Storage engine

A description about Cassandra's storage structure and engine.

Cassandra uses a storage structure similar to a Log-Structured Merge Tree, unlike a typical relational database that uses a B-Tree. Cassandra avoids reading before writing. Read-before-write, especially in a large distributed system, can result in large latencies in read performance and other problems. For example, two clients read at the same time; one overwrites the row to make update A, and the other overwrites the row to make update B, removing update A. This race condition will result in ambiguous query results - which update is correct?

To avoid using read-before-write for most writes in Cassandra, the storage engine groups inserts and updates in memory, and at intervals, sequentially writes the data to disk in append mode. Once written to disk, the data is immutable and is never overwritten. Reading data involves combining this immutable sequentially-written data to discover the correct query results. You can use Lightweight transactions (LWT) to check the state of the data before writing. However, this feature is recommended only for limited use.

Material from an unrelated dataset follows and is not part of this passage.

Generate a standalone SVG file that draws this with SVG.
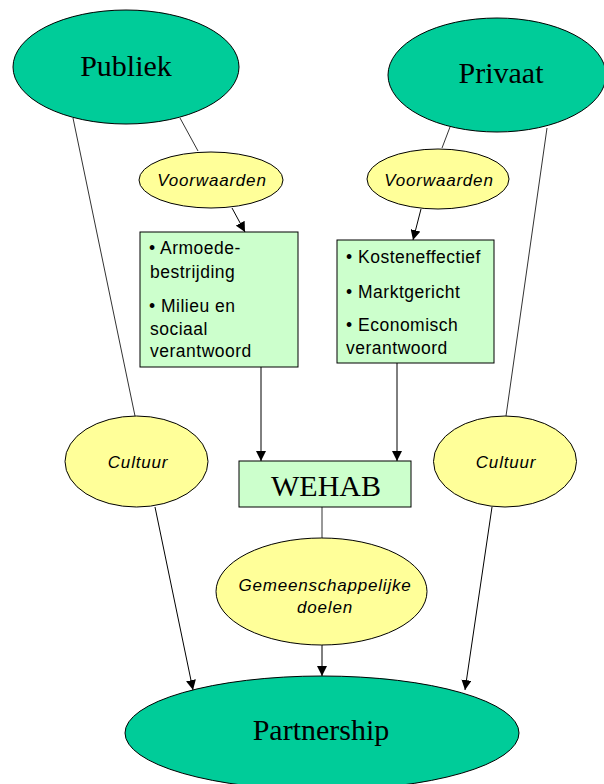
<svg xmlns="http://www.w3.org/2000/svg" width="604" height="784" viewBox="0 0 604 784">
<defs>
<marker id="ah" viewBox="0 0 10 10" refX="10" refY="5" markerWidth="10" markerHeight="10" markerUnits="userSpaceOnUse" orient="auto">
<path d="M0,0 L10,5 L0,10 z" fill="#000"/>
</marker>
<style>
.big{fill:#00CC99;stroke:#000;stroke-width:1}
.yel{fill:#FFFF99;stroke:#000;stroke-width:1}
.box{fill:#CCFFCC;stroke:#000;stroke-width:1}
.serif{font-family:"Liberation Serif","Times New Roman",serif;font-size:30px;fill:#000;text-anchor:middle}
.it{font-family:"Liberation Sans",Arial,sans-serif;font-size:17px;font-style:italic;fill:#000;text-anchor:middle;letter-spacing:0.8px}
.bt{font-family:"Liberation Sans",Arial,sans-serif;font-size:17.5px;fill:#000;letter-spacing:0.5px}
.ln{stroke:#333;stroke-width:1;fill:none}
.ar{stroke:#000;stroke-width:1;fill:none;marker-end:url(#ah)}
</style>
</defs>
<rect width="604" height="784" fill="#fff"/>
<g id="connectors">
<line class="ln" x1="180" y1="118" x2="198" y2="151"/>
<line class="ar" x1="232" y1="208" x2="245" y2="232"/>
<line class="ln" x1="450" y1="127" x2="442" y2="148"/>
<line class="ar" x1="421" y1="209" x2="413" y2="240"/>
<line class="ar" x1="261" y1="367" x2="261" y2="461"/>
<line class="ar" x1="397" y1="363" x2="397" y2="461"/>
<line class="ln" x1="322" y1="507" x2="322" y2="538"/>
<line class="ar" x1="322" y1="645" x2="322" y2="676"/>
<line class="ln" x1="73" y1="118" x2="135" y2="416"/>
<line class="ar" x1="155" y1="507" x2="193" y2="690"/>
<line class="ln" x1="547" y1="128" x2="506" y2="416"/>
<line class="ar" x1="492" y1="507" x2="465" y2="690"/>
</g>
<g id="publiek">
<ellipse class="big" cx="126" cy="67" rx="113" ry="57"/>
<text class="serif" x="126" y="76">Publiek</text>
</g>
<g id="privaat">
<ellipse class="big" cx="497" cy="75" rx="109" ry="57"/>
<text class="serif" x="501" y="83">Privaat</text>
</g>
<g id="voorwaarden-publiek">
<ellipse class="yel" cx="211" cy="180" rx="72" ry="28"/>
<text class="it" x="212" y="186">Voorwaarden</text>
</g>
<g id="voorwaarden-privaat">
<ellipse class="yel" cx="438" cy="179" rx="71" ry="30"/>
<text class="it" x="439" y="186">Voorwaarden</text>
</g>
<g id="box-publiek">
<rect class="box" x="140" y="232" width="158" height="135"/>
<text class="bt" x="149" y="254">• Armoede-</text>
<text class="bt" x="150" y="278">bestrijding</text>
<text class="bt" x="149" y="312">• Milieu en</text>
<text class="bt" x="150" y="335">sociaal</text>
<text class="bt" x="150" y="357">verantwoord</text>
</g>
<g id="box-privaat">
<rect class="box" x="337" y="240" width="157" height="123"/>
<text class="bt" x="346" y="263">• Kosteneffectief</text>
<text class="bt" x="346" y="298">• Marktgericht</text>
<text class="bt" x="346" y="331">• Economisch</text>
<text class="bt" x="346" y="354">verantwoord</text>
</g>
<g id="cultuur-publiek">
<ellipse class="yel" cx="136.5" cy="461.5" rx="71.5" ry="45.5"/>
<text class="it" x="138" y="468">Cultuur</text>
</g>
<g id="cultuur-privaat">
<ellipse class="yel" cx="505" cy="461.5" rx="71.5" ry="45.5"/>
<text class="it" x="506" y="468">Cultuur</text>
</g>
<g id="wehab">
<rect class="box" x="239" y="461" width="172" height="46"/>
<text class="serif" x="326" y="496">WEHAB</text>
</g>
<g id="gemeenschappelijke-doelen">
<ellipse class="yel" cx="321.5" cy="591.5" rx="105.5" ry="53.5"/>
<text class="it" x="325" y="591">Gemeenschappelijke</text>
<text class="it" x="325" y="613">doelen</text>
</g>
<g id="partnership">
<ellipse class="big" cx="322" cy="733" rx="197" ry="57"/>
<text class="serif" x="321" y="740">Partnership</text>
</g>
</svg>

A log-structured engine that avoids overwrites and uses sequential I/O to update data is essential for writing to solid-state disks (SSD) and hard disks (HDD). On HDD, writing randomly involves a higher number of seek operations than sequential writing. The seek penalty incurred can be substantial. Because Cassandra sequentially writes immutable files, thereby avoiding write amplification and disk failure, the database accommodates inexpensive, consumer SSDs extremely well. For many other databases, write amplification is a problem on SSDs.